It's extremely difficult to save for retirement when your paychecks are barely big enough to cover your basic expenses. But there are a variety of strategies you can use to build a nest egg, even on a small income. Here's how to best prepare for retirement with a meager salary:
Find a job with good retirement benefits. When deciding where you would like to work, make sure you consider the retirement plan as part of the compensation package. "If they offer a retirement plan, that's a job that should probably be looked at a little harder than one that does not have a retirement plan," says Sam McPherson, a certified financial planner and CEO of McPherson Financial Advisors in Brooklyn, N.Y. "If you participate and you get a match, you are effectively getting a raise beyond what their quoted salary is." For example, if you are choosing between two positions that each pay $35,000 per year, but one offers a 401(k) match of up to 3 percent a year, you could potentially earn $36,050 at the job with the retirement account if you save enough to get the entire match, $1,050 more than the job without the 401(k) match.
Take advantage of tax breaks. If you save even a small amount in a traditional 401(k) or IRA, you can defer paying income tax on the amount contributed. "You reduce your taxable income by the amount of your contributions to a regular 401(k)," says Scott Winkler, a certified financial planner and founder of Winkler Financial Planning in Norcross, Ga. A worker in the 15 percent tax bracket who saves $1,000 in an IRA or 401(k) will save $150 on their next federal income tax bill. IRA, but not 401(k), contributions can even be made just before you file your tax return in April to capture nearly immediate tax savings.
Get the saver's credit. Low- and moderate-income workers who contribute to a 401(k) or IRA are additionally eligible for a retirement saver's tax credit. Employees who earn less than $29,500 for singles, $44,250 for heads of household and $59,000 for couples in 2013 may be able to claim this tax credit worth up to $1,000 for individuals and $2,000 for couples. "Your credit rate is dependent on how much you contribute and depends on the size of your income," Winkler says. The saver's credit can be claimed on up to $2,000 in retirement account contributions, and the credit ranges from 10 percent to 50 percent of the amount contributed, with the biggest credits going to savers with the lowest incomes. For example, a couple earning $30,000 that contributes $1,000 to a traditional IRA would get a $500 credit.
Consider a Roth IRA. Workers who are in a low tax bracket but expect to be in a higher tax bracket later in their career or in retirement have much to gain by making Roth IRA or Roth 401(k) contributions. Roth accounts allow you to pre-pay income tax based on your current low income. No income tax will be due on withdrawals in retirement, even if you are in a higher tax bracket then. "It's best to use a Roth when you are younger and you have a very long time for growth," Winkler says. Roth accounts also give you the ability to withdraw your contributions, but not the earnings, without having to pay income tax or a penalty if you need the money for an emergency. "The Roth has more flexibility," McPherson says. "With a Roth, you don't get any tax deduction, but if you had to withdraw your contributions, you don't have to pay any tax or any penalty."

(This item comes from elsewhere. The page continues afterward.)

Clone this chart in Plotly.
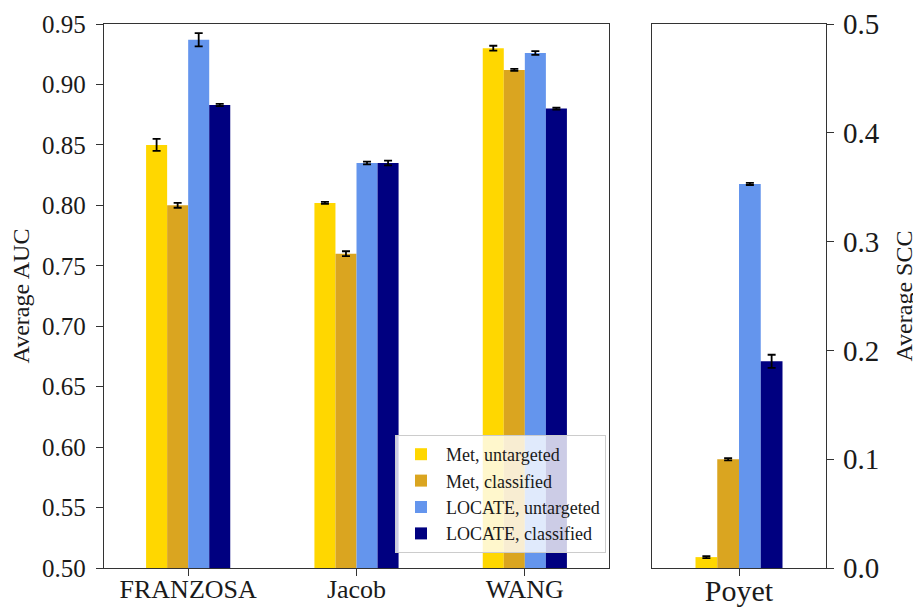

Keep costs low. While it's important for all investors to make sure they aren't paying more in fees and investment expenses that they need to, fees can be especially problematic for retirement savers who need to make every dollar count. "It's enormously important to choose low-cost index funds," McPherson says. "The one thing investors can control is how much we pay for our investment management and investment accounts." Actively managed equity funds had an average expense ratio of 0.92 percent in 2012, far higher than the 0.13 percent average annual cost charged by index equity funds, according to Investment Company Institute and Lipper data.